OKLAHOMA CITY (AP) -- The Latest on a special session of the Oklahoma Legislature to patch a $215 million hole in the state budget (all times local):
The Oklahoma House and Senate have convened for a special legislative session to find a way to patch an estimated $215 million hole in the state budget.
Both chambers of the Legislature met at 1:30 p.m. Monday for a session that could last at least two weeks. It is the first special session since 2013.
The Senate on Monday unveiled its plan to shore up the state budget through a combination of a cigarette tax, motor fuel tax and the elimination of a sales tax exemption for the wind industry. But all sides have not reached a deal on a broad budget deal.
Republican House leaders have said they'll support a cigarette tax, but House Speaker Charles McCall says his members are opposed to further tax increases.
Oklahoma lawmakers are returning to Oklahoma City for the start of a special legislative session to address a $215 million shortfall in the state budget.

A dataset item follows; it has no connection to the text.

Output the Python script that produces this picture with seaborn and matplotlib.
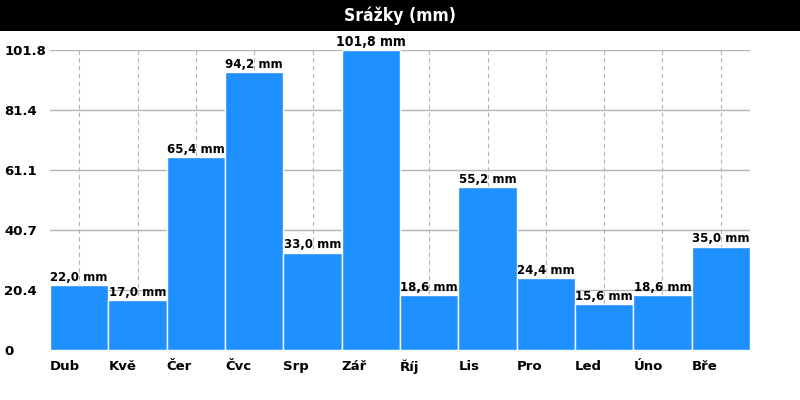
import matplotlib
matplotlib.use("Agg")
import matplotlib.pyplot as plt
import seaborn as sns
import numpy as np
import pandas as pd
from matplotlib.patches import Rectangle

# data
months = ["Dub", "Kvě", "Čer", "Čvc", "Srp", "Zář", "Říj", "Lis", "Pro", "Led", "Úno", "Bře"]
rain_mm = [22.0, 17.0, 65.4, 94.2, 33.0, 101.8, 18.6, 55.2, 24.4, 15.6, 18.6, 35.0]

df = pd.DataFrame({"mesic": months, "srazky": rain_mm})

sns.set_style("white")
plt.rcParams["font.family"] = ["DejaVu Sans"]
plt.rcParams["text.color"] = "black"
plt.rcParams["xtick.color"] = "black"
plt.rcParams["ytick.color"] = "black"

fig = plt.figure(figsize=(8, 4), dpi=100)
ax = fig.add_axes([50 / 800, 50 / 400, 700 / 800, 300 / 400])

sns.barplot(data=df, x="mesic", y="srazky", color="#1E90FF", width=1.0,
            edgecolor="white", linewidth=1, saturation=1, ax=ax, zorder=3)

n = len(months)
ymax = max(rain_mm)
ax.set_xlim(-0.5, n - 0.5)
ax.set_ylim(0, ymax)

# y ticks: 5 equal steps up to the maximum
yt = np.linspace(0, ymax, 6)
ax.set_yticks(yt)
ax.set_yticklabels(["0"] + [f"{v:.1f}" for v in yt[1:]], fontsize=9.5, fontweight="bold",
                   ha="left", color="black")
ax.tick_params(axis="y", length=0, pad=33)

# major x ticks at bar centres (for dashed grid), labels on minor ticks at bar left edge
ax.set_xticks(np.arange(n))
ax.set_xticklabels([""] * n)
ax.set_xticks(np.arange(n) - 0.5, minor=True)
ax.set_xticklabels(months, minor=True, fontsize=9.5, fontweight="bold", ha="left", color="black")
ax.tick_params(axis="x", which="both", length=0)
ax.tick_params(axis="x", which="minor", pad=7)

ax.grid(axis="y", color="#b4b4b4", linewidth=1, linestyle="-", zorder=0)
ax.grid(axis="x", which="major", color="#b4b4b4", linewidth=0.8, linestyle=(0, (4, 3)), zorder=0)
ax.set_axisbelow(True)
for s in ax.spines.values():
    s.set_visible(False)
ax.set_xlabel("")
ax.set_ylabel("")

labels = [f"{v:.1f}".replace(".", ",") + " mm" for v in rain_mm]
texts = ax.bar_label(ax.containers[0], labels=labels, padding=1, fontsize=8.5,
                     fontweight="bold", color="black")
for t, v in zip(texts, rain_mm):
    if v == ymax:
        t.set_fontstretch("condensed")
        t.set_fontsize(10)
    t.set_clip_on(False)

# black title bar
fig.add_artist(Rectangle((0, 1 - 31 / 400), 1, 31 / 400, transform=fig.transFigure,
                         facecolor="black", edgecolor="none", zorder=0))
fig.text(0.5, 1 - 16 / 400, "Srážky (mm)", color="white", fontsize=12.5, fontweight="bold",
         fontstretch="condensed", ha="center", va="center")

fig.savefig("out.png", dpi=100)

Members of the House and Senate are to convene Monday for a session expected to last up to two weeks.
Gov. Mary Fallin called the session after the state Supreme Court overturned a $1.50-per-pack "fee" on cigarettes as unconstitutional.
Republican leaders have said the cigarette tax is the clearest path to addressing the shortfall, but don't have enough votes in the House to pass the tax without support from Democrats.
House Democratic Leader Scott Inman, who's running for governor, says many House Democrats likely would support the cigarette tax increase as part of a package that includes raising the gross production tax on oil and gas production.